What's more, “[w]e no longer have fields moving in a fixed-background geometry”. Instead,

[w]e have a bunch of fields interacting with one another, all dynamical, all influencing one another, one of which is the geometry of spacetime”.

Smolin christens this a “background-independent theory”. He defines this position as one in which

[n]either space nor time has any existence outside the system of evolving relationships that comprises the universe”.

Indeed this soup of interrelating fields not only creates spacetime, it also creates the particles and all the other entities/conditions which exist at a specific point in time and place in space.

As just stated, Smolin makes his metaphysical relationism more concrete by tying it the physicists' notion of a “field”. More specifically, he ties it to the theory of “electric fields”. According to Smolin, “physicists using general relativity” can't

speak of a point, except by naming some features of the field lines that will uniquely distinguish that point”.

Moreover, this “network of relationships evolve[s] with time” and is “constantly changing”.

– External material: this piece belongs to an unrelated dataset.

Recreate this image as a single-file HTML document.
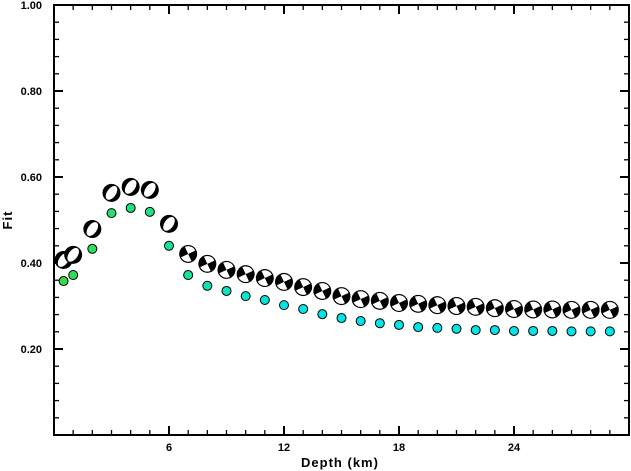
<!DOCTYPE html>
<html><head><meta charset="utf-8"><style>
html,body{margin:0;padding:0;background:#fff;}
svg{display:block;font-family:"Liberation Sans",sans-serif;font-weight:bold;}
</style></head><body>
<svg id="chart" width="631" height="471" viewBox="0 0 631 471"></svg>
<script>
const depths=[0.5,1,2,3,4,5,6,7,8,9,10,11,12,13,14,15,16,17,18,19,20,21,22,23,24,25,26,27,28,29];
const mechFit=[0.407,0.419,0.479,0.563,0.577,0.570,0.491,0.421,0.398,0.384,0.374,0.365,0.356,0.344,0.335,0.323,0.316,0.312,0.307,0.305,0.302,0.300,0.298,0.295,0.293,0.292,0.292,0.291,0.291,0.291];
const dotFit=[0.358,0.372,0.433,0.516,0.528,0.519,0.440,0.372,0.347,0.335,0.323,0.314,0.302,0.293,0.281,0.272,0.265,0.260,0.256,0.251,0.249,0.247,0.244,0.244,0.242,0.242,0.242,0.241,0.241,0.241];
const xTicks=[6,12,18,24];
const yTicks=[0.20,0.40,0.60,0.80,1.00];
const NS="http://www.w3.org/2000/svg";
const svg=document.getElementById('chart');
const L=54,R=629,T=5,B=435;
const xs=d=>L+(d/30)*(R-L);
const ys=v=>B-v*(B-T);
function mk(tag,attrs,parent){const e=document.createElementNS(NS,tag);for(const k in attrs)e.setAttribute(k,attrs[k]);(parent||svg).appendChild(e);return e;}
const frame=mk('rect',{x:L,y:T,width:R-L,height:B-T,fill:'none',stroke:'#000','stroke-width':2});


for(let d=1;d<30;d++){
  const major=d%6===0;const len=major?9:5;const x=xs(d);
  const t1=mk('line',{x1:x,x2:x,y1:B,y2:B-len,stroke:'#000','stroke-width':major?2:1.3});
  
  
  const t2=mk('line',{x1:x,x2:x,y1:T,y2:T+len,stroke:'#000','stroke-width':major?2:1.3});
  
  
}
xTicks.forEach(d=>{
  const t=mk('text',{x:xs(d),y:B+16,'text-anchor':'middle','font-size':11});
  t.textContent=d;
  
  
});
for(let i=1;i<25;i++){
  const v=i*0.04;const major=i%5===0;const len=major?9:5;const y=ys(v);
  const t1=mk('line',{x1:L,x2:L+len,y1:y,y2:y,stroke:'#000','stroke-width':major?2:1.3});
  
  
  const t2=mk('line',{x1:R,x2:R-len,y1:y,y2:y,stroke:'#000','stroke-width':major?2:1.3});
  
  
}
yTicks.forEach(v=>{
  const t=mk('text',{x:42,y:ys(v)+4,'text-anchor':'end','font-size':11});
  t.textContent=v.toFixed(2);
  
  
});
const xt=mk('text',{x:340,y:467,'text-anchor':'middle','font-size':13,'letter-spacing':1});
xt.textContent='Depth (km)';


const yt=mk('text',{x:12,y:220,'text-anchor':'middle','font-size':13,transform:'rotate(-90 12 220)','letter-spacing':1});
yt.textContent='Fit';


dotFit.forEach((v,i)=>{
  const f=Math.min(1,i/12);
  const g=Math.round(221+(230-221)*f), b=Math.round(68+(230-68)*f), r=Math.round(51*(1-f));
  const c=mk('circle',{cx:xs(depths[i]),cy:ys(v),r:4.5,fill:`rgb(${r},${g},${b})`,stroke:'#000','stroke-width':1});
  
  
});
mechFit.forEach((v,i)=>{
  const cx=xs(depths[i]),cy=ys(v),r=9;
  const g=mk('g',{transform:`translate(${cx},${cy})`});
  
  
  mk('circle',{r:r,fill:'#000'},g);
  if(i<7){
    mk('ellipse',{rx:r*0.5,ry:r-1.2,fill:'#fff',transform:'rotate(35)'},g);
  }else{
    const a=-25;const q=r-1.2;
    mk('path',{d:`M0,0 L${q},0 A${q},${q} 0 0 0 0,${-q} Z`,fill:'#fff',transform:`rotate(${a})`},g);
    mk('path',{d:`M0,0 L${-q},0 A${q},${q} 0 0 0 0,${q} Z`,fill:'#fff',transform:`rotate(${a})`},g);
  }
});
</script>
</body></html>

Specifically in terms of “loops”.

The loops of loop quantum gravity theory describes the nature (or structure) of space. That is, loops are extremely small (the size of a Planck length) and they make up the “fabric” of space. Loops are also called “spin networks” (which provides a “spin foam”). Thus both matter and space (in the loop quantum gravity picture) are deemed to be “atomic” (this word is used very loosely in this context).

Another way of describing this is to say that in loop quantum gravity space and time are quantized. That is, space and time are made up of the aforementioned “atoms”. Or, more technically, space and time are seen to be “granular and discrete” in the same way that the quantities (e.g., photons, etc.) of electromagnetism (or energy) are seen to be discrete in quantum theory. This means that space, time and energy can be quantized precisely because they're discrete (or atomic).

Smolin himself says that

what's wonderful about the loop picture is that it's entirely a picture in terms of relations”.

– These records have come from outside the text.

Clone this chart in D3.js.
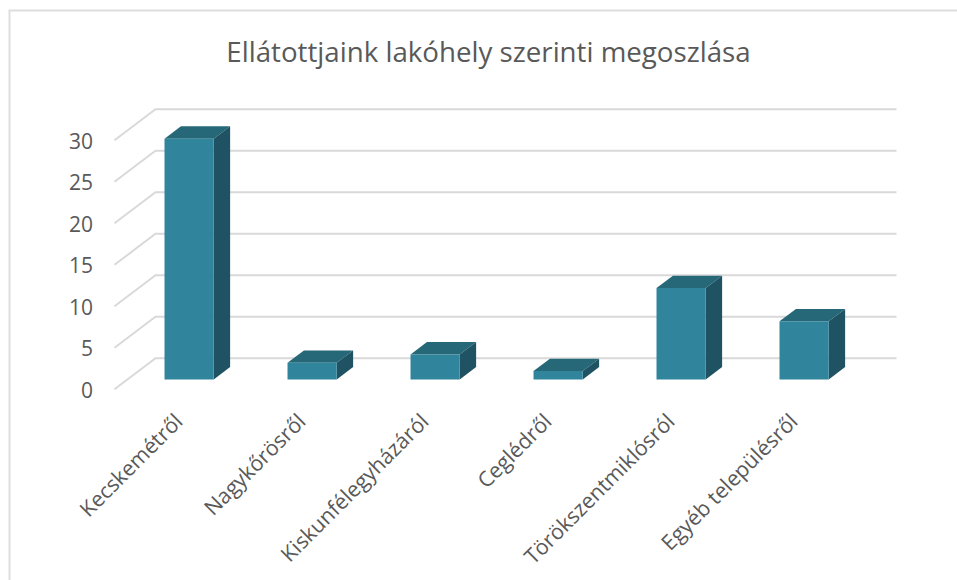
<!DOCTYPE html>
<html>
<head>
<meta charset="utf-8">
<script src="https://cdn.jsdelivr.net/npm/d3@7"></script>
<style>
html, body { margin: 0; padding: 0; background: #fff; }
text { font-family: "Open Sans", sans-serif; fill: #595959; }
</style>
</head>
<body>
<svg id="chart"></svg>
<script>
var w = 957;
var h = 580;

var categories = ["Kecskemétről", "Nagykőrösről", "Kiskunfélegyházáról", "Ceglédről", "Törökszentmiklósról", "Egyéb településről"];
var values = [29, 2, 3, 1, 11, 7];
var yTicks = [0, 5, 10, 15, 20, 25, 30];
var chartTitle = "Ellátottjaink lakóhely szerinti megoszlása";

// front edge of the floor, walls sit one full depth behind it
var floorLeft = 114.5;
var floorRight = 855.5;
var x = d3.scaleBand().domain(categories).range([114.5, 852.5]).paddingInner(0.6).paddingOuter(0.3);
var y = d3.scaleLinear().domain([0, 30]).range([389.3, 140.3]);
var depthX = 41;
var depthY = -31;
var barFront = 0.32;
var barBack = 0.72;

var svg = d3.select("#chart")
	.attr("width", w)
	.attr("height", h)
	.style("display", "block");

svg.append("rect")
	.attr("x", 9.5)
	.attr("y", 10.5)
	.attr("width", 960)
	.attr("height", 580)
	.attr("fill", "#fff")
	.attr("stroke", "#dedede")
	.attr("stroke-width", 2);

svg.append("text")
	.attr("x", 488.5)
	.attr("y", 61.5)
	.attr("text-anchor", "middle")
	.style("font-size", "27.7px")
	.text(chartTitle);

var grid = svg.append("g")
	.attr("fill", "none")
	.attr("stroke", "#d9d9d9")
	.attr("stroke-width", 2);

grid.selectAll("path")
	.data(yTicks)
	.enter().append("path")
	.attr("d", function(d) {
		var p = d3.path();
		p.moveTo(floorLeft, y(d));
		p.lineTo(floorLeft + depthX, y(d) + depthY);
		p.lineTo(floorRight + depthX, y(d) + depthY);
		return p.toString();
	});

svg.append("g").selectAll("text")
	.data(yTicks)
	.enter().append("text")
	.attr("x", 93)
	.attr("y", function(d) { return y(d) + 8.5; })
	.attr("text-anchor", "end")
	.style("font-size", "21px")
	.text(function(d) { return d; });

function pt(px, py, depth) {
	return [px + depthX * depth, py + depthY * depth];
}

var bars = svg.append("g").selectAll("g")
	.data(categories)
	.enter().append("g");

function poly(pts) {
	return pts.map(function(p) { return p.join(","); }).join(" ");
}

// top face
bars.append("polygon")
	.attr("fill", "#266878")
	.attr("points", function(d, i) {
		var x0 = x(d), x1 = x0 + x.bandwidth(), yv = y(values[i]);
		return poly([pt(x0, yv, barFront), pt(x1, yv, barFront), pt(x1, yv, barBack), pt(x0, yv, barBack)]);
	});

// side face
bars.append("polygon")
	.attr("fill", "#1f5363")
	.attr("points", function(d, i) {
		var x1 = x(d) + x.bandwidth(), yv = y(values[i]), y0 = y(0);
		return poly([pt(x1, y0, barFront), pt(x1, yv, barFront), pt(x1, yv, barBack), pt(x1, y0, barBack)]);
	});

// front face
bars.append("polygon")
	.attr("fill", "#30849b")
	.attr("points", function(d, i) {
		var x0 = x(d), x1 = x0 + x.bandwidth(), yv = y(values[i]), y0 = y(0);
		return poly([pt(x0, y0, barFront), pt(x1, y0, barFront), pt(x1, yv, barFront), pt(x0, yv, barFront)]);
	});

svg.append("g").selectAll("text")
	.data(categories)
	.enter().append("text")
	.attr("transform", function(d) {
		var cx = x(d) + x.bandwidth() / 2 + 8;
		return "translate(" + cx + ",423) rotate(-45)";
	})
	.attr("text-anchor", "end")
	.style("font-size", "21.3px")
	.text(function(d) { return d; });
</script>
</body>
</html>
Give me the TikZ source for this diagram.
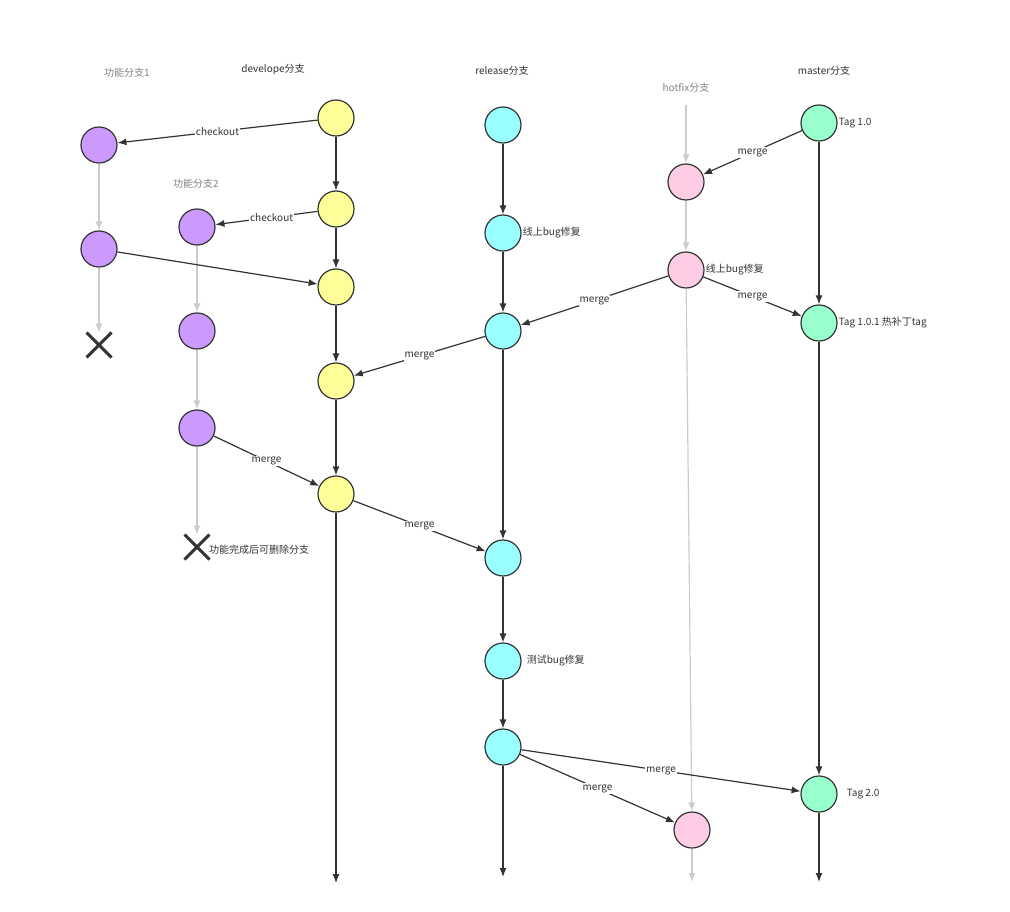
\documentclass[tikz,border=0pt]{standalone}
\usepackage{fontspec}
\setmainfont{Noto Sans CJK SC}
\usetikzlibrary{arrows.meta,shapes.misc}
\definecolor{pur}{HTML}{CC99FF}\definecolor{yel}{HTML}{FFFF99}
\definecolor{cya}{HTML}{99FFFF}\definecolor{pnk}{HTML}{FFCCE6}
\definecolor{grn}{HTML}{99FFCC}\definecolor{dk}{HTML}{333333}\definecolor{lg}{HTML}{CCCCCC}
\begin{document}
\begin{tikzpicture}[x=1pt,y=-1pt,font=\fontsize{10}{12}\selectfont,
 c/.style={circle,draw=dk,line width=1.2pt,minimum size=36pt,inner sep=0},
 xx/.style={cross out,draw=dk,line width=3pt,minimum size=22pt,inner sep=0},
 e/.style={draw=dk,line width=1.2pt,-{Latex[length=9pt,width=7pt]}},
 g/.style={draw=lg,line width=1.2pt,-{Latex[length=9pt,width=7pt]}},
 lb/.style={fill=white,inner sep=1pt,text=dk},
 t/.style={text=dk,inner sep=1pt},
 gt/.style={text=gray,inner sep=1pt}]
\useasboundingbox (0,0) rectangle (1010,912);
\node[gt] (l1) at (127,73) {功能分支1};
\node[t] (l2) at (273,69) {develope分支};
\node[t] (l3) at (502,71) {release分支};
\node[gt] (l4) at (686,88) {hotfix分支};
\node[t] (l5) at (824,71) {master分支};
\node[gt] (l6) at (196,184) {功能分支2};
\node[c,fill=pur] (f1a) at (99,145) {};
\node[c,fill=pur] (f1b) at (99,249) {};
\node[xx] (x1) at (99,345) {};
\node[c,fill=pur] (f2a) at (197,227) {};
\node[c,fill=pur] (f2b) at (197,331) {};
\node[c,fill=pur] (f2c) at (197,428) {};
\node[xx] (x2) at (197,547) {};
\node[t,anchor=west] (xt) at (208,550) {功能完成后可删除分支};
\node[c,fill=yel] (d1) at (336,118) {};
\node[c,fill=yel] (d2) at (336,209) {};
\node[c,fill=yel] (d3) at (336,287) {};
\node[c,fill=yel] (d4) at (336,381) {};
\node[c,fill=yel] (d5) at (336,494) {};
\coordinate (de) at (336,883);
\node[c,fill=cya] (r1) at (503,125) {};
\node[c,fill=cya] (r2) at (503,233) {};
\node[c,fill=cya] (r3) at (503,331) {};
\node[c,fill=cya] (r4) at (503,558) {};
\node[c,fill=cya] (r5) at (503,661) {};
\node[c,fill=cya] (r6) at (503,747) {};
\coordinate (re) at (503,877);
\coordinate (hs) at (686,105);
\node[c,fill=pnk] (h1) at (686,182) {};
\node[c,fill=pnk] (h2) at (686,270) {};
\node[c,fill=pnk] (h3) at (692,830) {};
\coordinate (he) at (692,882);
\node[c,fill=grn] (m1) at (819,123) {};
\node[c,fill=grn] (m2) at (819,323) {};
\node[c,fill=grn] (m3) at (819,794) {};
\coordinate (me) at (819,882);
\node[t,anchor=west] at (m1.east) {Tag 1.0};
\node[t,anchor=west] at (r2.east) {线上bug修复};
\node[t,anchor=west] at (h2.east) {线上bug修复};
\node[t,anchor=west] at (m2.east) {Tag 1.0.1 热补丁tag};
\node[t,anchor=west] at ([xshift=4pt]r5.east) {测试bug修复};
\node[t,anchor=west] at ([xshift=8pt]m3.east) {Tag 2.0};
% gray
\draw[g] (f1a)--(f1b); \draw[g] (f1b)--(x1);
\draw[g] (f2a)--(f2b); \draw[g] (f2b)--(f2c); \draw[g] (f2c)--(x2);
\draw[g] (hs)--(h1); \draw[g] (h1)--(h2); \draw[g] (h2)--(h3); \draw[g] (h3)--(he);
% dark
\draw[e] (d1)--(d2); \draw[e] (d2)--(d3); \draw[e] (d3)--(d4); \draw[e] (d4)--(d5); \draw[e] (d5)--(de);
\draw[e] (r1)--(r2); \draw[e] (r2)--(r3); \draw[e] (r3)--(r4); \draw[e] (r4)--(r5); \draw[e] (r5)--(r6); \draw[e] (r6)--(re);
\draw[e] (m1)--(m2); \draw[e] (m2)--(m3); \draw[e] (m3)--(me);
\draw[e] (d1)--node[lb]{checkout}(f1a);
\draw[e] (d2)--node[lb,pos=0.45]{checkout}(f2a);
\draw[e] (f1b)--(d3);
\draw[e] (m1)--node[lb]{merge}(h1);
\draw[e] (h2)--node[lb]{merge}(r3);
\draw[e] (h2)--node[lb]{merge}(m2);
\draw[e] (r3)--node[lb]{merge}(d4);
\draw[e] (f2c)--node[lb]{merge}(d5);
\draw[e] (d5)--node[lb]{merge}(r4);
\draw[e] (r6)--node[lb]{merge}(m3);
\draw[e] (r6)--node[lb]{merge}(h3);
\end{tikzpicture}
\end{document}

It is these loops which are relational and dynamic. And, by inference, loops make up our relational and dynamic spacetime.

In more detail, in this picture it's the case that there's

no preexisting geometry for space, no fixed reference points; everything is dynamic and relational”.

What's more, Smolin claims that

[t]his is the way Einstein taught us we have to understand the geometry of space and time – as something relational and dynamic, not fixed or given a priori”.

So whereas Newton believed that space and time are fixed; Smolin rejects that position by claiming that there's “no preexisting geometry for space” (or “no fixed reference points”). That means that we have a spacetime with a geometry that's “relational and dynamic”.

However, it's almost certainly the case that Einstein would never have expressed his own position in Smolin's own way. Nonetheless, Smolin's words may well still be an accurate (or faithful) reworking of Einstein's essential position on spacetime geometry.

Loop Quantum Gravity vs. String Theory

Smolin specifically counterposes loop quantum gravity with string theory. As Smolin puts it:

In string theory one studies strings moving in a fixed classical spacetime. ...what we call a background-dependent approach. ...One of the fundamental discoveries of Einstein is that there is no fixed background. The very geometry of space and time is a dynamical system that evolves in time.”

Indeed Smolin (along with such people as Carlo Rovelli, John Baez and Abhay Ashtekar) have rejected string theory precisely because he deems it to have retained the (Newtonian) notion of “absolute space”. Loop quantum gravity, on the other hand, upholds “backgroundlessness”.

So here again Smolin allies himself with Einstein and connects his own “background independent” theory to his metaphysical relationism.

Let's sum up Smolin's overall relationist position.

Smolin isn't only talking about things and their relations: he also sees the geometry of space and time as being relational. Indeed one can says that the geometry of spacetime is relational/dynamical precisely because things and their relations are also relational/dynamical.